* [Data segment]:
## START

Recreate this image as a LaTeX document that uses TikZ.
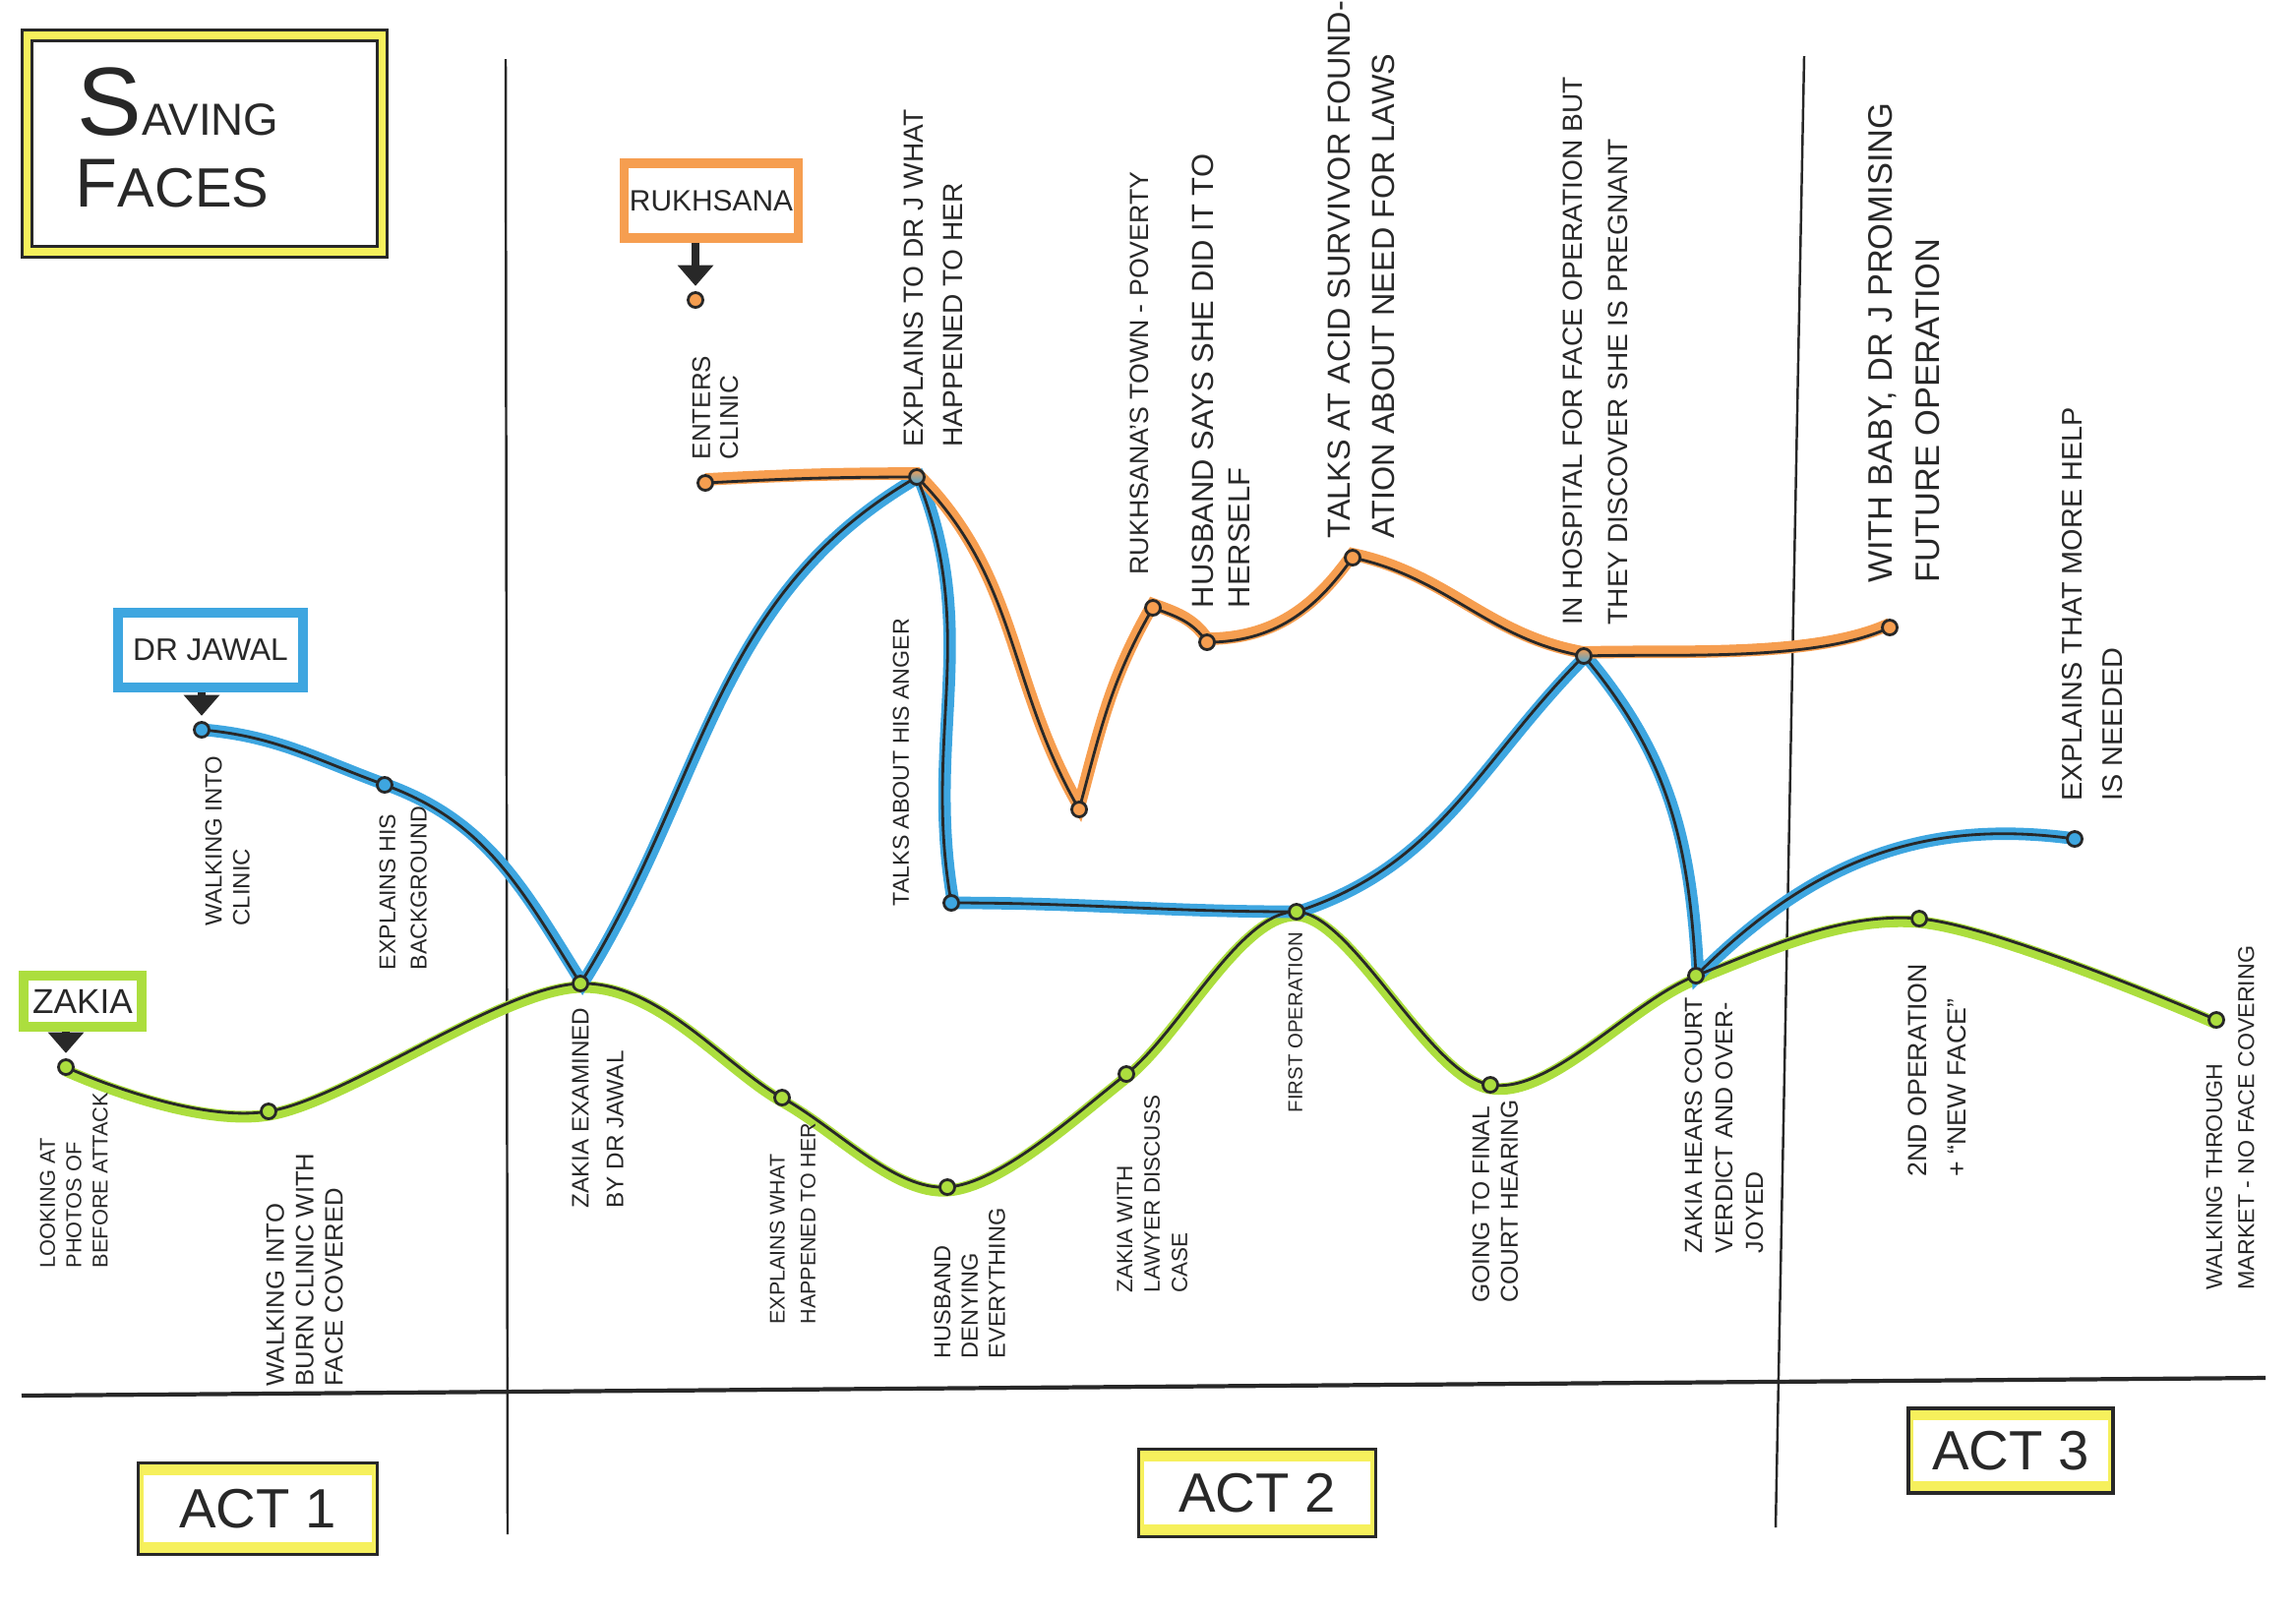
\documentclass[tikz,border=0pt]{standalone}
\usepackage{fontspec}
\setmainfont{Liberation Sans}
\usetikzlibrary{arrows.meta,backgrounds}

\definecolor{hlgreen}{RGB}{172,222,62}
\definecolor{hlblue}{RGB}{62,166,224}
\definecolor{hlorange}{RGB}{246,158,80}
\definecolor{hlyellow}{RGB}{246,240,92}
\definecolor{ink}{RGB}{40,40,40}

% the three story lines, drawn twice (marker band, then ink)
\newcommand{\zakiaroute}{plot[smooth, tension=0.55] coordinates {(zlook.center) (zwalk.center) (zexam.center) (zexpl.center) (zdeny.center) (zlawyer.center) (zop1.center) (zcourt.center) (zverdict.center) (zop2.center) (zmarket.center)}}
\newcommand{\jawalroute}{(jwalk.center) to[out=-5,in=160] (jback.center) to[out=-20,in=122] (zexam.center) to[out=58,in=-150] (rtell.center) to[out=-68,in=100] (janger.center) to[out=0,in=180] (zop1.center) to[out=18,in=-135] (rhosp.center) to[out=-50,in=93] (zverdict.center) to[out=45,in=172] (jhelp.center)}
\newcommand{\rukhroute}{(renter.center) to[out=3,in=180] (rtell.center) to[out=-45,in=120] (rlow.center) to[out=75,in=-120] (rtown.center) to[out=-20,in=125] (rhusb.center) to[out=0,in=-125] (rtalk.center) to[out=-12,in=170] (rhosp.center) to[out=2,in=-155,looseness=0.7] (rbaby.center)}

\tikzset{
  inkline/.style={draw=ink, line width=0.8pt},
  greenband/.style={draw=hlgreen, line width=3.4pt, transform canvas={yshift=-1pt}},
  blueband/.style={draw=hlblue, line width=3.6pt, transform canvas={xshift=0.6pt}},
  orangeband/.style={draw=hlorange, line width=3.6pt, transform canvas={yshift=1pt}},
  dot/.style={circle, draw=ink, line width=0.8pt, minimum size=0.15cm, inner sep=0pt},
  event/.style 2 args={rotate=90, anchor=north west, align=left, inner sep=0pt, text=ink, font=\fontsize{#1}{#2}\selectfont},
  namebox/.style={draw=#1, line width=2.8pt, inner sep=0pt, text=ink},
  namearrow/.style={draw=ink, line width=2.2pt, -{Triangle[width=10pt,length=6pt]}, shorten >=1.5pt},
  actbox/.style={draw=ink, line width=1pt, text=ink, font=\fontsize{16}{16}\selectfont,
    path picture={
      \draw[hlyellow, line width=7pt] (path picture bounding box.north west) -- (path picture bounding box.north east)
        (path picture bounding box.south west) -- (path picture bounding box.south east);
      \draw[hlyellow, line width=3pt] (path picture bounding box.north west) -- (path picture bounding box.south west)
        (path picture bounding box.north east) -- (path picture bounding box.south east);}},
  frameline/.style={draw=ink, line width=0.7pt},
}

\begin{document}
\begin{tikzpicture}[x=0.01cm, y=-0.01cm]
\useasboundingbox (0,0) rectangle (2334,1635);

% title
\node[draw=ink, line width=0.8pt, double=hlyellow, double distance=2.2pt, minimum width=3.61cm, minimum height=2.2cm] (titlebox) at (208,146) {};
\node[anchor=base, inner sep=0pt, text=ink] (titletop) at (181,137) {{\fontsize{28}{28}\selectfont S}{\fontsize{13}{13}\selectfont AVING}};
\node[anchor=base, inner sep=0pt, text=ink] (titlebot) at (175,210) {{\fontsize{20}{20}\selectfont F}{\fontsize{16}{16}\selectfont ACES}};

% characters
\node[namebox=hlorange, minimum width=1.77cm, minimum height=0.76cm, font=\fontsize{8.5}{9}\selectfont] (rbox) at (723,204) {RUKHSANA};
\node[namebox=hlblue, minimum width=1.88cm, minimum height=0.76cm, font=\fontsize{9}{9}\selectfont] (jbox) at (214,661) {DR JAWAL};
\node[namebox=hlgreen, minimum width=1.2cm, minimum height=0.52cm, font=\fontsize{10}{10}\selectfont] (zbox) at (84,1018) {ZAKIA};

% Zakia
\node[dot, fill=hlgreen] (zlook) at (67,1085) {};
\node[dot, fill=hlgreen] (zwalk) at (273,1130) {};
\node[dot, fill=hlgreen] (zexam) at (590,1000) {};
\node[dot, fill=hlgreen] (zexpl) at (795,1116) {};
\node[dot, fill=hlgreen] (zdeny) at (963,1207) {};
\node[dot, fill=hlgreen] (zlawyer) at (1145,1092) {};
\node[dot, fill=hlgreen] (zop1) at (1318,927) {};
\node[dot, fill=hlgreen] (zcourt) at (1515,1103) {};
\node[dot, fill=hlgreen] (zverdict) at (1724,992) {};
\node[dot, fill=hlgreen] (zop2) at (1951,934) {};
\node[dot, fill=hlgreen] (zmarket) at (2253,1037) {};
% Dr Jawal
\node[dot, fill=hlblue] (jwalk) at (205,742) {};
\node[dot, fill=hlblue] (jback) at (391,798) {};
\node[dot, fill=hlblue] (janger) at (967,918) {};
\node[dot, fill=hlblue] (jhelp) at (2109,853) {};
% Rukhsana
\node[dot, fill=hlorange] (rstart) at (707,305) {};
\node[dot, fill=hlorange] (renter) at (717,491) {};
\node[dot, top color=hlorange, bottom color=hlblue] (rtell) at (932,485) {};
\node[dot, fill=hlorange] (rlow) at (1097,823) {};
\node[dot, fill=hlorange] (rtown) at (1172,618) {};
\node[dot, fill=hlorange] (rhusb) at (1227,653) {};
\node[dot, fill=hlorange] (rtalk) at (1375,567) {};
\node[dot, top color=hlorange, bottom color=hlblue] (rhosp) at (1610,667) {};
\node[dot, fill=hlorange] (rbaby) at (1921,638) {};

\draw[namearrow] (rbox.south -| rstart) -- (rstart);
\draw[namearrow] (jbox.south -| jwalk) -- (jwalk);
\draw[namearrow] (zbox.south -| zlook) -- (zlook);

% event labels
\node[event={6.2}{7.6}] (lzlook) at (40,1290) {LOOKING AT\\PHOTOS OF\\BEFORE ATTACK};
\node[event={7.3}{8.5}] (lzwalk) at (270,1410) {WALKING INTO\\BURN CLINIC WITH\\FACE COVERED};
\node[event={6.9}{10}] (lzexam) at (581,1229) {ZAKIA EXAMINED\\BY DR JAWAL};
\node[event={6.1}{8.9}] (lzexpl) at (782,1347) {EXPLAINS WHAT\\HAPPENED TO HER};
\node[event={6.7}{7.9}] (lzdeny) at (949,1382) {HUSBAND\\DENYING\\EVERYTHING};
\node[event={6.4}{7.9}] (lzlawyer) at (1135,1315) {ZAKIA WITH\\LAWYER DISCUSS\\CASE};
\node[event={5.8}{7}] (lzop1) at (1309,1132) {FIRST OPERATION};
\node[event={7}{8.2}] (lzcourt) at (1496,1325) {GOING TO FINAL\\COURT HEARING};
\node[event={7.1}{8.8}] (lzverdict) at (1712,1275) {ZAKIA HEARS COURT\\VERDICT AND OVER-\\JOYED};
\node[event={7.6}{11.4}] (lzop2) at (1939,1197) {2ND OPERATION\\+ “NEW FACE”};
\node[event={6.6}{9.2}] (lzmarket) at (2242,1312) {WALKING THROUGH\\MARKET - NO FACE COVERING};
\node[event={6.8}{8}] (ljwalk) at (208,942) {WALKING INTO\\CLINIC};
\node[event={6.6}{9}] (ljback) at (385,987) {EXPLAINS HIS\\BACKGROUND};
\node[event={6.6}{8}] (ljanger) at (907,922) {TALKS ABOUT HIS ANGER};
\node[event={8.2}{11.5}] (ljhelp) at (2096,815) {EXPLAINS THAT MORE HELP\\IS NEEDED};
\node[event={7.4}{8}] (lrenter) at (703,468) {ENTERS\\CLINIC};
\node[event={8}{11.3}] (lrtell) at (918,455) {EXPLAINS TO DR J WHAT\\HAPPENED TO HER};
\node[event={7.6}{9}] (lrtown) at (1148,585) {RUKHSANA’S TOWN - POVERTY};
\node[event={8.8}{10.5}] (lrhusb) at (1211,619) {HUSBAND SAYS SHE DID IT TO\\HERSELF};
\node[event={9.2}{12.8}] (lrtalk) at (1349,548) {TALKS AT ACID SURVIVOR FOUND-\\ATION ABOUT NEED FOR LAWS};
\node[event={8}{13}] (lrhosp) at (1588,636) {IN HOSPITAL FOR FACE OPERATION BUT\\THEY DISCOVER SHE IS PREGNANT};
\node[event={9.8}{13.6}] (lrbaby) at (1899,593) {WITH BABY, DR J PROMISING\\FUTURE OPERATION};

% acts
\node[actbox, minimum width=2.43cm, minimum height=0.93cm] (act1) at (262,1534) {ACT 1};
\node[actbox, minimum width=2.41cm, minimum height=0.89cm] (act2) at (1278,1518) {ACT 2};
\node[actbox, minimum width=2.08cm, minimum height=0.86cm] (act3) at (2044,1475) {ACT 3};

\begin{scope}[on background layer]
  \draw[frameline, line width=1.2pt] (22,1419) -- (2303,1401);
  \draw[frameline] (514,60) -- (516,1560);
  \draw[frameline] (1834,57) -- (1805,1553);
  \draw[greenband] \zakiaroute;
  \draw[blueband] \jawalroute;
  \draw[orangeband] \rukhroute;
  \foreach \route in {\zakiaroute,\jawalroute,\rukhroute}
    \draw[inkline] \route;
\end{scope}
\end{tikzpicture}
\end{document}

## END

* [Challenge]: Every line from the top of the material above through the line with "to[out=3,in=180] (rtell.center) to[out=-45,in=120]" should be duplicated exactly, please; leave out the pictures.

* [Task output]:
Recreate this image as a LaTeX document that uses TikZ.
\documentclass[tikz,border=0pt]{standalone}
\usepackage{fontspec}
\setmainfont{Liberation Sans}
\usetikzlibrary{arrows.meta,backgrounds}

\definecolor{hlgreen}{RGB}{172,222,62}
\definecolor{hlblue}{RGB}{62,166,224}
\definecolor{hlorange}{RGB}{246,158,80}
\definecolor{hlyellow}{RGB}{246,240,92}
\definecolor{ink}{RGB}{40,40,40}

% the three story lines, drawn twice (marker band, then ink)
\newcommand{\zakiaroute}{plot[smooth, tension=0.55] coordinates {(zlook.center) (zwalk.center) (zexam.center) (zexpl.center) (zdeny.center) (zlawyer.center) (zop1.center) (zcourt.center) (zverdict.center) (zop2.center) (zmarket.center)}}
\newcommand{\jawalroute}{(jwalk.center) to[out=-5,in=160] (jback.center) to[out=-20,in=122] (zexam.center) to[out=58,in=-150] (rtell.center) to[out=-68,in=100] (janger.center) to[out=0,in=180] (zop1.center) to[out=18,in=-135] (rhosp.center) to[out=-50,in=93] (zverdict.center) to[out=45,in=172] (jhelp.center)}
\newcommand{\rukhroute}{(renter.center) to[out=3,in=180] (rtell.center) to[out=-45,in=120] (rlow.center) to[out=75,in=-120] (rtown.center) to[out=-20,in=125] (rhusb.center) to[out=0,in=-125] (rtalk.center) to[out=-12,in=170] (rhosp.center) to[out=2,in=-155,looseness=0.7] (rbaby.center)}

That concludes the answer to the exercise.